- Exercise prompt: Output the lines from the top of the entries below to the line with "plt.rcParams['font.family'] = ['Lato', 'DejaVu", both included, exactly and without pictures.

- Stored records:
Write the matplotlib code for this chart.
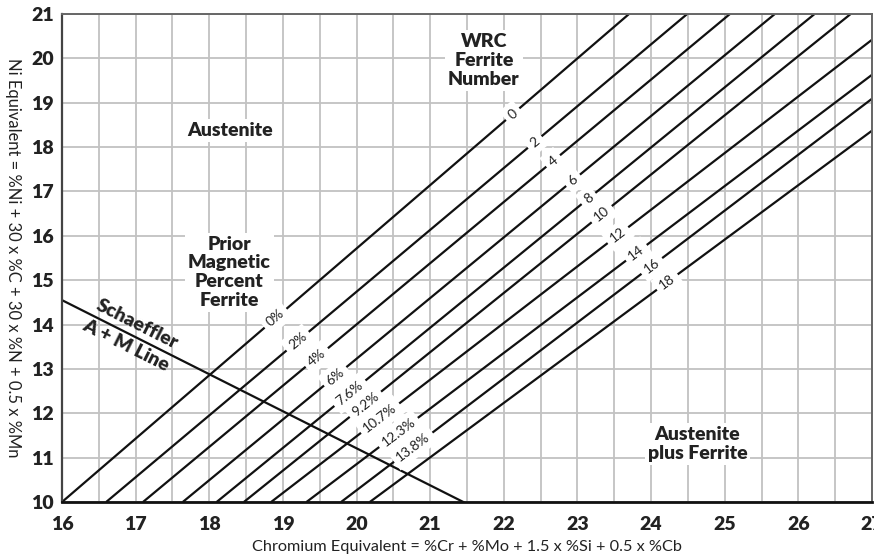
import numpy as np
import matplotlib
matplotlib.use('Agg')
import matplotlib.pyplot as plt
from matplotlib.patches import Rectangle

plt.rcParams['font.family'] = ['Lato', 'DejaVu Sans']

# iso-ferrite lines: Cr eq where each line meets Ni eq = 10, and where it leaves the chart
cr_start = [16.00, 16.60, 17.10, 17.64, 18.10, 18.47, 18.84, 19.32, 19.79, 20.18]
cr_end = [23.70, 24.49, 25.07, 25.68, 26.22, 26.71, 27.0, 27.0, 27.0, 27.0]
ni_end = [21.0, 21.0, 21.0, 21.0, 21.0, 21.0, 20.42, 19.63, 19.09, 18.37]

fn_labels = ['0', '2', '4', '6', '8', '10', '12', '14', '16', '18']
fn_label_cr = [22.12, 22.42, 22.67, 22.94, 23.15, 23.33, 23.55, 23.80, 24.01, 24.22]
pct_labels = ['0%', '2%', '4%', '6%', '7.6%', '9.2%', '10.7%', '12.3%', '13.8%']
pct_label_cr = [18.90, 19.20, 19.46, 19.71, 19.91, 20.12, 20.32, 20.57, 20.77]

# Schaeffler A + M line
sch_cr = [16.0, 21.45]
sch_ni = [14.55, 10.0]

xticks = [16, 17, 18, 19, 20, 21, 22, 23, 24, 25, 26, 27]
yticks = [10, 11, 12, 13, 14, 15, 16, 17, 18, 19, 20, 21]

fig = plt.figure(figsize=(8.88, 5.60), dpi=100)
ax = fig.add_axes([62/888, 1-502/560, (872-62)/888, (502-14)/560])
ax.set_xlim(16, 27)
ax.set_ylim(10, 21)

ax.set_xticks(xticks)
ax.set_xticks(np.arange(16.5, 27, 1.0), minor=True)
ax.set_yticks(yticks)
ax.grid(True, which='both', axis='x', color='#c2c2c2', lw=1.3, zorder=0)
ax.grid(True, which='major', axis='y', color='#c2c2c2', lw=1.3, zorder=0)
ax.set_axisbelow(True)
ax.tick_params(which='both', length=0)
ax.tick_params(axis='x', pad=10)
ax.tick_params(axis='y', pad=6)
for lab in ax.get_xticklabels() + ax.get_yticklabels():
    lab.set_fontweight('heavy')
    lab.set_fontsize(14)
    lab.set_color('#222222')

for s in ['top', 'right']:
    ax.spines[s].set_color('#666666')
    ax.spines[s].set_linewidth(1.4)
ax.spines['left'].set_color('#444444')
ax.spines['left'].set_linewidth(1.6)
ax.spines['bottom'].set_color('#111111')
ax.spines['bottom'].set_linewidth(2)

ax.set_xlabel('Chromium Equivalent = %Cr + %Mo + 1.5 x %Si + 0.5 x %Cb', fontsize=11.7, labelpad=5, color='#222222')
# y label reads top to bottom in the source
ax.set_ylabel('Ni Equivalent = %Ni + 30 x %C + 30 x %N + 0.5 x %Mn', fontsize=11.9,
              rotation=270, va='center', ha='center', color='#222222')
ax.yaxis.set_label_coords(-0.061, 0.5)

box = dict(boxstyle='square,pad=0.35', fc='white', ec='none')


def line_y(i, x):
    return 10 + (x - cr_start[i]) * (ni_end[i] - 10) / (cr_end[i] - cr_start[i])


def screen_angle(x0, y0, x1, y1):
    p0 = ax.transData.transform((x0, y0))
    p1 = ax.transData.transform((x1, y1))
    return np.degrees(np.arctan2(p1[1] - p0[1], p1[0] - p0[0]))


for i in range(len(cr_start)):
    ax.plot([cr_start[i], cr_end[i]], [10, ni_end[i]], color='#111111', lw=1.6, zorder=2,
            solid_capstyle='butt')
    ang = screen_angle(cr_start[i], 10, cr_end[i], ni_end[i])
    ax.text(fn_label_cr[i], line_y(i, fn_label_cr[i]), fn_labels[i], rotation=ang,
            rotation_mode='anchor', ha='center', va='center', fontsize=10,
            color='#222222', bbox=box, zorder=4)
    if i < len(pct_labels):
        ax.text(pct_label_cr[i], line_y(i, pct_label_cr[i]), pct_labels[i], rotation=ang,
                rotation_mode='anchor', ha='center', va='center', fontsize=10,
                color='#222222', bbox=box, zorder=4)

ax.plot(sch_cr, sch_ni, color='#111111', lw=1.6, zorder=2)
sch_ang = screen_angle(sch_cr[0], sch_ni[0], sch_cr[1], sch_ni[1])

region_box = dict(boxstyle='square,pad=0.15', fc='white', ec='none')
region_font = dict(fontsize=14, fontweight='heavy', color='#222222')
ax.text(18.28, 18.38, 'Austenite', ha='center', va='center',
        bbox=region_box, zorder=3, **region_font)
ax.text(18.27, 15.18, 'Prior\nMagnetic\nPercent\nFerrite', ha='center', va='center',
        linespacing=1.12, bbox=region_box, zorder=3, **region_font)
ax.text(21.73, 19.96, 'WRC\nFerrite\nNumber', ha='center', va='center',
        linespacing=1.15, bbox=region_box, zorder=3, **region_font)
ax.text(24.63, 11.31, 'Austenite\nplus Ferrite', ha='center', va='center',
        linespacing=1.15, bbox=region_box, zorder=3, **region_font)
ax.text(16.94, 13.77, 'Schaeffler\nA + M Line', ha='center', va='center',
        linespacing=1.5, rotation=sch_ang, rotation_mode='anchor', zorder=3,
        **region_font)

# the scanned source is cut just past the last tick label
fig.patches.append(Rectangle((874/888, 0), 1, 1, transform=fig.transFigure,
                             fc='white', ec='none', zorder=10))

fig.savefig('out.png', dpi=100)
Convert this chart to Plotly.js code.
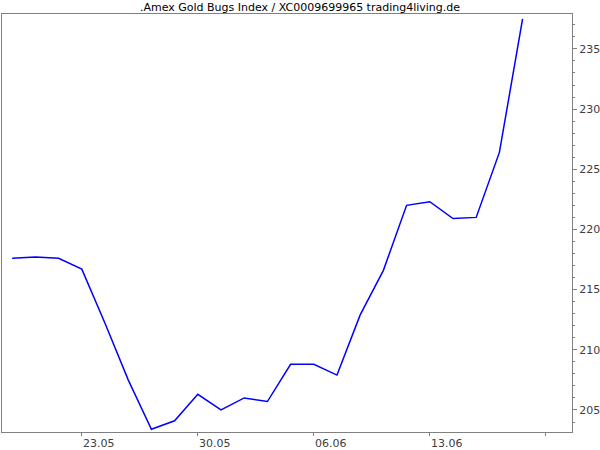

- The solution:
Write the matplotlib code for this chart.
import numpy as np
import matplotlib
matplotlib.use('Agg')
import matplotlib.pyplot as plt
from matplotlib.patches import Rectangle

plt.rcParams['font.family'] = ['Lato', 'DejaVu Sans']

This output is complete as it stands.